C++11中获取/释放VS顺序一致性？

Question

#include <thread>
#include <atomic>
#include <cassert>

std::atomic<bool> x = {false};
std::atomic<bool> y = {false};
std::atomic<int> z = {0};

void write_x()
{
    x.store(true, std::memory_order_release);
}

void write_y()
{
    y.store(true, std::memory_order_release);
}

void read_x_then_y()
{
    while (!x.load(std::memory_order_acquire))
        ;
    if (y.load(std::memory_order_acquire)) {
        ++z;
    }
}

void read_y_then_x()
{
    while (!y.load(std::memory_order_acquire))
        ;
    if (x.load(std::memory_order_acquire)) {
        ++z;
    }
}

int main()
{
    std::thread a(write_x);
    std::thread b(write_y);
    std::thread c(read_x_then_y);
    std::thread d(read_y_then_x);
    a.join(); b.join(); c.join(); d.join();
    assert(z.load() != 0);
}

If I relplace seq_cst to acquire/release in cppreference's last example , can assert(z.load() != 0) be fail ?

• Seq_CST can prevent StoreLoad reorder, but the code hasn't.
• Acquire can prevent LoadLoad reorder.
• Release can prevent StoreStore reorder.

Answer 1

Yes, it is possible that z.load() == 0 in your code if you use acquire / release order as you've done. There is no happens-before relationship between the independent writes to x and y . It's not a coincidence cppreference used that example specifically to illustrate a case where acquire/release isn't sufficient.

This is sometimes call the IRIW (independent reads of independent writes), and tended to be glossed over in some hardware ordering models. In particular, a memory model defined only in terms of the possible load-load, load-store, store-store, etc, reorderings doens't say anything either way really about IRIW. In the x86 memory model IRIW reordering is disallowed because of a clause that explains that stores have a total order and all processors view stores in this same order.

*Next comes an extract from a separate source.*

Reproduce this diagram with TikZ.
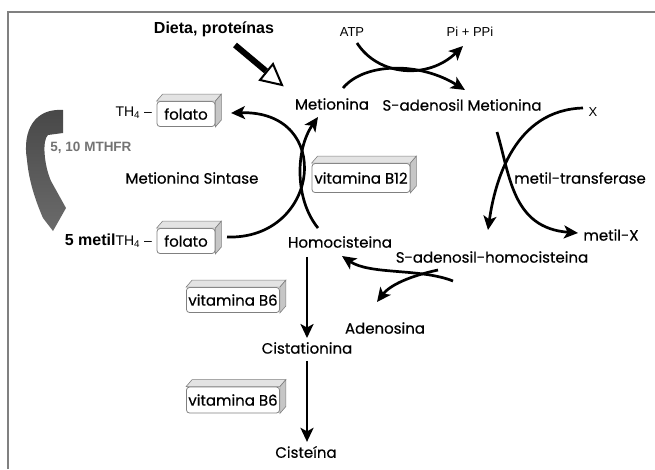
\documentclass[tikz,border=0pt]{standalone}
\usepackage{fontspec}
\setmainfont{Poppins}[FakeBold=0.4]
\newfontfamily\arial{Liberation Sans}
\usetikzlibrary{arrows.meta}

\tikzset{
    rotulo/.style={font=\fontsize{15}{17}\selectfont, text=black, inner sep=1pt},
    pequeno/.style={font=\arial\fontsize{13}{15}\selectfont, inner sep=1pt},
    negrito/.style={font=\arial\bfseries\fontsize{16}{18}\selectfont, inner sep=1pt},
    seta/.style={line width=2.7pt, -{Stealth[length=14pt, width=13pt, inset=3.5pt]}},
    caixa/.style={draw=gray, fill=white, rounded corners=3pt, line width=0.8pt,
        font=\fontsize{15}{17}\selectfont, inner sep=0pt}
}

% 立体标签盒: 名称, 位置, 宽, 高, 文字
\newcommand{\caixa}[5]{%
    \node[caixa, minimum width=#3, minimum height=#4] (#1) at (#2) {#5};
    \filldraw[draw=gray, fill=gray!22, line width=0.6pt] (#1.north west) -- ([shift={(6,-7)}]#1.north west)
        -- ([shift={(6,-7)}]#1.north east) -- (#1.north east) -- cycle;
    \filldraw[draw=gray, fill=gray!45, line width=0.6pt] (#1.north east) -- ([shift={(6,-7)}]#1.north east)
        -- ([shift={(6,-7)}]#1.south east) -- (#1.south east) -- cycle;
}

\begin{document}
\begin{tikzpicture}[>=Stealth, x=1pt, y=-1pt]
    \useasboundingbox (0,0) rectangle (655,469);
    % 边框
    \draw[gray, line width=1.6pt] (8,469) -- (8,12) -- (655,12);

    % 饮食蛋白质
    \node[negrito] (dieta) at (214,29) {Dieta, proteínas};
    \coordinate (d1) at (235,45);
    \coordinate (d2) at (266,71);
    \coordinate (dp) at (282,85);
    \draw[line width=6pt] (d1) -- (d2);
    \draw[line width=2pt, fill=white, line join=miter] (260,80) -- (273,64) -- (dp) -- cycle;

    % 代谢物
    \node[rotulo] (met) at (332,104) {Metionina};
    \node[rotulo] (sam) at (462,105) {S-adenosil Metionina};
    \node[rotulo] (hcy) at (340,242) {Homocisteina};
    \node[rotulo] (sah) at (492,257) {S-adenosil-homocisteina};
    \node[rotulo] (ado) at (385,328) {Adenosina};
    \node[rotulo] (cysta) at (307,348) {Cistationina};
    \node[rotulo] (cys) at (306,452) {Cisteína};
    \node[rotulo] (mtrans) at (580,178) {metil-transferase};
    \node[rotulo] (metx) at (611,235) {metil-X};
    \node[rotulo] (msint) at (192,178) {Metionina Sintase};
    \node[pequeno] (atp) at (352,32) {ATP};
    \node[pequeno] (pi) at (470,32) {Pi + PPi};
    \node[pequeno] (xx) at (593,112) {X};

    % 维生素盒
    \caixa{folA}{186,114}{58pt}{25pt}{folato}
    \caixa{folB}{186,241}{58pt}{25pt}{folato}
    \caixa{b12}{361,178}{98pt}{29pt}{vitamina B12}
    \caixa{b6a}{233,300}{93pt}{25pt}{vitamina B6}
    \caixa{b6b}{233,400}{93pt}{26pt}{vitamina B6}

    % 叶酸
    \node[pequeno, font=\arial\fontsize{14}{16}\selectfont, anchor=east] (tha) at (153,113) {TH\textsubscript{4} –};
    \node[pequeno, font=\arial\fontsize{14}{16}\selectfont, anchor=east] (thb) at (153,241)
        {{\bfseries\fontsize{16}{18}\selectfont 5 metil}TH\textsubscript{4} –};
    \shade[top color=black!72, bottom color=black!58]
        (63,110) .. controls (35,108) and (22,130) .. (27,160)
        .. controls (29,182) and (36,202) .. (43,218) -- (53,231) -- (66,208) -- (51,181)
        .. controls (44,165) and (42,140) .. (48,135) -- (63,133) -- cycle;
    \node[font=\arial\bfseries\fontsize{13.5}{15}\selectfont, text=black!55] (mthfr) at (91,148) {5, 10 MTHFR};

    % 弧线端点
    \coordinate (atpA) at (357,43);  \coordinate (piB) at (463,46);
    \coordinate (metA) at (343,88);  \coordinate (samB) at (465,90);
    \coordinate (xA) at (583,108);   \coordinate (sahB) at (488,230);
    \coordinate (samA) at (497,132); \coordinate (metxB) at (578,233);
    \coordinate (sahA) at (453,281); \coordinate (hcyB) at (342,256);
    \coordinate (sahC) at (438,270); \coordinate (adoB) at (377,302);
    \coordinate (folBA) at (227,237); \coordinate (folAB) at (231,113);
    \coordinate (hcyA) at (318,228); \coordinate (metB) at (318,117);

    % 反应箭头
    \draw[seta] (atpA) .. controls (378,76) and (428,80) .. (piB);
    \draw[seta] (metA) .. controls (365,62) and (420,62) .. (samB);
    \draw[seta] (xA) .. controls (515,110) and (495,180) .. (sahB);
    \draw[seta] (samA) .. controls (510,175) and (512,228) .. (metxB);
    \draw[seta] (sahA) .. controls (420,268) and (370,275) .. (hcyB);
    \draw[seta] (sahC) .. controls (410,276) and (390,285) .. (adoB);
    \draw[seta] (folBA) .. controls (320,240) and (335,110) .. (folAB);
    \draw[seta] (hcyA) .. controls (295,200) and (295,150) .. (metB);
    \draw[seta, shorten <=8pt, shorten >=3pt] (hcy.south -| cysta) -- (cysta.north);
    \draw[seta, shorten <=6pt, shorten >=3pt] (cysta.south) -- (cys.north -| cysta);
\end{tikzpicture}
\end{document}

I'm not aware if any CPUs in common use admit the IRIW reordering when the barriers and/or instructions needed for acquire and release are used, but I wouldn't be surprised if some do.

Answer 2

Yes, the assert can fire.

The principal property that is not guaranteed by acquire / release is a single total order of modifications. It only guarantees that (the non-existent) previous actions of a and b are observed by c and d if they see true from the loads.

A (slightly contrived) example of this is on a multi-cpu (physical socket) system that isn't fully cache-coherant. Die 1 has core A running thread a and core C running thread c . Die 2 has core B running thread b and core D running thread d . The interconnect between the two sockets has a long latency when compared to a memory operation that hits on-die cache.

a and b run at the same wall clock time. C is on-die with A, so can see the store to x immediately, but the interconnect delays it's observation of the store to y , so it sees the old value. Similarly D is on-die with B, so it sees the store to y , but misses the store to x .

Whereas if you have sequential consistency, some co-ordination is required to enforce a total order, such as "C and D are blocked while the interconnect syncs the caches".